The Games We've Never Seen

Here's the part that actually excites me. Jevons' paradox doesn't just mean "more of the same." When coal got cheap, we didn't just get more fireplaces. We got railroads. Entirely new categories of use that nobody imagined.

When game development labor approaches near-zero cost, we'll see genres that don't exist yet:

  • Hyper-niche games — A grand strategy game about running a 14th-century Venetian glassblowing guild. Audience of 500 people, but those 500 people are obsessed. Currently unviable. At $2/hour labor? Why not.
  • One-person AAA — Solo devs shipping games with production values that currently require a 200-person studio. Not AAA scope, but AAA polish.
  • Living games from tiny teams — Continuous content updates, seasonal events, community-driven features — things that currently require a live service team. AI agents handle the ongoing work.
  • Deeply personal games — Games made for an audience of one. Your kid's birthday game. A memorial game for a friend. Interactive experiences that are art projects, not products.

The creative explosion won't just be quantitative. It'll be qualitative. Games we can't imagine yet, made by people who don't think of themselves as game developers.

What Indie Devs Should Do Right Now

If $2/hour labor is coming — and between AI coding assistants, generative art, and robotics, some version of it clearly is — the strategic implications for indie devs are concrete:

1. Invest in taste, not technique. When everyone can execute, the differentiator is vision. What game only you would think to make? The ability to code or create art becomes table stakes. The ability to design something worth playing becomes the moat.

2. Get good at discovery now. The devs who figure out how to reach their audience before the flood have a massive head start. Build a community. Build a mailing list. Build a reputation. These compound over time and can't be replicated by cheap labor.

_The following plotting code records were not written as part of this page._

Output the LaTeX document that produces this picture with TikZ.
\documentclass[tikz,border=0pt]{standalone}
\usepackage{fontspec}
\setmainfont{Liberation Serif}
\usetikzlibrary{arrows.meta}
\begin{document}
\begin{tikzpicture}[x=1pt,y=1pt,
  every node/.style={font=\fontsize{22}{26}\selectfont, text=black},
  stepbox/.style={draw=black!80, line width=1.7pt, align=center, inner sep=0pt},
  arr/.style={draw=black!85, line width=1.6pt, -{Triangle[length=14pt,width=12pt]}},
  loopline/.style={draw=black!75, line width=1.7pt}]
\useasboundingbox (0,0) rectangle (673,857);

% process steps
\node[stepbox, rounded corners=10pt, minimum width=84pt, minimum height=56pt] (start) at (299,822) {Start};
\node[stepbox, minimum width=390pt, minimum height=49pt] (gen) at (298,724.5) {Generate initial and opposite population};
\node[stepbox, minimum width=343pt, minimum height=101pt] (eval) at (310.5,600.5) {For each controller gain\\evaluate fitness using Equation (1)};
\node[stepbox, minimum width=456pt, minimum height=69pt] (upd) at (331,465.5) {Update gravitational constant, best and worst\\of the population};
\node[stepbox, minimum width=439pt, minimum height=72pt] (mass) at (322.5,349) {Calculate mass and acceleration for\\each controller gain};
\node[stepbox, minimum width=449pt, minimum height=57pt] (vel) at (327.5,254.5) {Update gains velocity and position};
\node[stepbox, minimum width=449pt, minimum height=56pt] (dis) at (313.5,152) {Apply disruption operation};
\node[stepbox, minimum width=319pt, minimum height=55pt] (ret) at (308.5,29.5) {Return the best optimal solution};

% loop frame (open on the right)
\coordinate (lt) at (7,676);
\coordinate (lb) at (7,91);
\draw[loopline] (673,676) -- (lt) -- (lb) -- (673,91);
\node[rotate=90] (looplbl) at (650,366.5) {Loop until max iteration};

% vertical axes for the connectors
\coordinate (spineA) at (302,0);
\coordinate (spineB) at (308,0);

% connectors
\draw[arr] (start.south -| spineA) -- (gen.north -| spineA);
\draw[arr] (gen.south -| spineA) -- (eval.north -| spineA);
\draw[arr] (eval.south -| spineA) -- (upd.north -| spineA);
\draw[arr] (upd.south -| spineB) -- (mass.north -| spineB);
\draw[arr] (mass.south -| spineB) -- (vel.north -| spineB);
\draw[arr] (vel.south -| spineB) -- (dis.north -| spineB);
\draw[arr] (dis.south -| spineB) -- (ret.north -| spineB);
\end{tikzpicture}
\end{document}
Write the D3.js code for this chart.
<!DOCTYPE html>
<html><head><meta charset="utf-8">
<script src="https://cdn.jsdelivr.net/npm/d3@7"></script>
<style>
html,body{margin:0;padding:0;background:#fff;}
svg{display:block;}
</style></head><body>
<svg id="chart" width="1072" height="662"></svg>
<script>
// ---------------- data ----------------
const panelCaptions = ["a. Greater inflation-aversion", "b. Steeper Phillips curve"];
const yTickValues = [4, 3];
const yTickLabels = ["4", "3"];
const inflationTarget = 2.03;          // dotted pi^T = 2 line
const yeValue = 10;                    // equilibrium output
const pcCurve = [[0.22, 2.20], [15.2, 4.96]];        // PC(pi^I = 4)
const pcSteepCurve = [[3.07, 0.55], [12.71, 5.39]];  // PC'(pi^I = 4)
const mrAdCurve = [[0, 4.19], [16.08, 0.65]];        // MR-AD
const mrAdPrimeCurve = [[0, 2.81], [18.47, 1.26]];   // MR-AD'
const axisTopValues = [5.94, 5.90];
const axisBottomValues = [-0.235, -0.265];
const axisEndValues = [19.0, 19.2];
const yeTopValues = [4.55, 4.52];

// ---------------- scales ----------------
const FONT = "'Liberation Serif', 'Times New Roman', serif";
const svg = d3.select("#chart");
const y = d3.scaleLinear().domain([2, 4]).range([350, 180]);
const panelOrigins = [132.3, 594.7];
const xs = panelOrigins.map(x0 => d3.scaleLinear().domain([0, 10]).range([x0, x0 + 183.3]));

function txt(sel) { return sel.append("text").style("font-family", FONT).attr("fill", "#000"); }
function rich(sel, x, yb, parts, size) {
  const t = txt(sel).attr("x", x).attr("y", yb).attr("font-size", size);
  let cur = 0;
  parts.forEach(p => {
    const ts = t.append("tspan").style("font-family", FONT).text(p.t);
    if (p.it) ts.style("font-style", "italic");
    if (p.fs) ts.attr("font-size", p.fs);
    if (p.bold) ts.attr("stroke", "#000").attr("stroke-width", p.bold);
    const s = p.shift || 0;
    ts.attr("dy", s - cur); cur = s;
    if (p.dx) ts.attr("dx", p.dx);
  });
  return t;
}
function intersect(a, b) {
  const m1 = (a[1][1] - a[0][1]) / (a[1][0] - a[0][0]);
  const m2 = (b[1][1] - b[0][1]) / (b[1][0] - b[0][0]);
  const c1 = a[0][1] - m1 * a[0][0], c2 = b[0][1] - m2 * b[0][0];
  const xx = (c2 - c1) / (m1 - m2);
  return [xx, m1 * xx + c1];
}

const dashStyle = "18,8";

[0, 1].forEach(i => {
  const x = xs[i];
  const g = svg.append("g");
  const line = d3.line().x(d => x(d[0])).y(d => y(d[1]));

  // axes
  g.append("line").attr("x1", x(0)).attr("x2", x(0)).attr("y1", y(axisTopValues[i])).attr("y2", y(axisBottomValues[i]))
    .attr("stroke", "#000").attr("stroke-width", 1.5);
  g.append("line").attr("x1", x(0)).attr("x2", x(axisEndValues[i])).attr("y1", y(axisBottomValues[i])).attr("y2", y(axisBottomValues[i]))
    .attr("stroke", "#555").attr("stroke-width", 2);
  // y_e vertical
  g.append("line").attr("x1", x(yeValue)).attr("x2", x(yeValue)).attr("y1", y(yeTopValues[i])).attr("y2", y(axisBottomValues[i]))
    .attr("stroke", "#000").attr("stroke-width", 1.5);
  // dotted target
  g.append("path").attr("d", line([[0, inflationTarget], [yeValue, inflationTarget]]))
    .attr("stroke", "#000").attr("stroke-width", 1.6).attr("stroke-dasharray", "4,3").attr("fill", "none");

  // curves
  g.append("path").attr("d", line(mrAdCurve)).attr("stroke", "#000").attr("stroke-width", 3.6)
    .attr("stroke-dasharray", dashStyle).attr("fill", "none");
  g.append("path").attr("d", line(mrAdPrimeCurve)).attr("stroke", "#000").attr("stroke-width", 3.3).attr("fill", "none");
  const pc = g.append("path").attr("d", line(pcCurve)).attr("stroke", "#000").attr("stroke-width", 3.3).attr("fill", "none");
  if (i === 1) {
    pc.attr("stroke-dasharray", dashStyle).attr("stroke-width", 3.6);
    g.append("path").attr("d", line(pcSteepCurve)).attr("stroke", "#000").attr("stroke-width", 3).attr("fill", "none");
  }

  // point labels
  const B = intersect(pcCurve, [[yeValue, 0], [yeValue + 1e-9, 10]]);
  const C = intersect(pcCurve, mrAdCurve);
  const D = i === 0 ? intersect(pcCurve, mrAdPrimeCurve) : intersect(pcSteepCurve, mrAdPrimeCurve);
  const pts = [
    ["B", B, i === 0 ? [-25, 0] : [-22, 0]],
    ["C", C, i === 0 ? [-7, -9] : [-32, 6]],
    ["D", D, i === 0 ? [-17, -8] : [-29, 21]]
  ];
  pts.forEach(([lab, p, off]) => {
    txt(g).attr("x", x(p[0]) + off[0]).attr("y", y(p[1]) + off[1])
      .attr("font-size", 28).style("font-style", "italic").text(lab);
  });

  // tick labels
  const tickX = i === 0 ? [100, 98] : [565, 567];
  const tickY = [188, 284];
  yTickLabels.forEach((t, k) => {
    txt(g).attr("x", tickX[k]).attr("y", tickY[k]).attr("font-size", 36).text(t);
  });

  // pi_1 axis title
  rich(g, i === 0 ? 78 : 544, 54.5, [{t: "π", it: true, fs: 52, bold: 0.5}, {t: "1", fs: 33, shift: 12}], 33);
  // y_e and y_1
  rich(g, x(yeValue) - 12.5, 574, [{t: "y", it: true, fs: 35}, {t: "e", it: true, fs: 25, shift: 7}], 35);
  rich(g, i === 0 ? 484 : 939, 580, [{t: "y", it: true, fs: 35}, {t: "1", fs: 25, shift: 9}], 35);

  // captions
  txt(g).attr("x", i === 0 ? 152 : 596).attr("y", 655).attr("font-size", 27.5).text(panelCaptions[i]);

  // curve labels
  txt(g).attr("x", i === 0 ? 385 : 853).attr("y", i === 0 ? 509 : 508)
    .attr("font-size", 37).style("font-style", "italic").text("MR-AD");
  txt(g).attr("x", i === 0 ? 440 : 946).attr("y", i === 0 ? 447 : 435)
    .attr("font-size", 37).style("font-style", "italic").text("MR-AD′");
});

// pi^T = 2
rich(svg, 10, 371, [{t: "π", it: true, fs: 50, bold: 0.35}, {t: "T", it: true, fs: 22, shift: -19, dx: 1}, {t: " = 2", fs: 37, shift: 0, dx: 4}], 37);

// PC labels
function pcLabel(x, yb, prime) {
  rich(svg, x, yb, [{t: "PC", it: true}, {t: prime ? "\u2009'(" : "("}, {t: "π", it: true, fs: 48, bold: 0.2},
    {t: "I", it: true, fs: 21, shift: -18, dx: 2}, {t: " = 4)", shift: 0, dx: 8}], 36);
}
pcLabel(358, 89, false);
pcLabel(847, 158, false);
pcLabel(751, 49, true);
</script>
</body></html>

3. Start using AI tools today. Not because they're perfect — they're not. Because the learning curve is real, and the developers who are fluent in AI-assisted workflows by the time $2/hour labor arrives will ship circles around those who aren't. If you're looking for where to start, I maintain a directory of AI developer tools and another focused on indie game dev tools.

4. Think bigger. That game you shelved because the scope was too ambitious for a solo dev? Dust it off. The economics of game development are about to shift in your favor in ways that would have seemed absurd five years ago.

The Fork in the Road

Farzad titled his book Abundance or Collapse, and that framing applies to games too. $2/hour labor could mean an incredible creative renaissance — more diverse, more experimental, more personal games than we've ever seen. Or it could mean a deluge of AI-generated slop that drowns everything in noise.

I think it'll be both, honestly. And the thing that determines which side of that fork any individual game lands on is the same thing it's always been: does someone with genuine creative vision care about this thing?

The economics are changing. The tools are changing. The one constant is that good games come from people who give a damn. That part's not getting automated.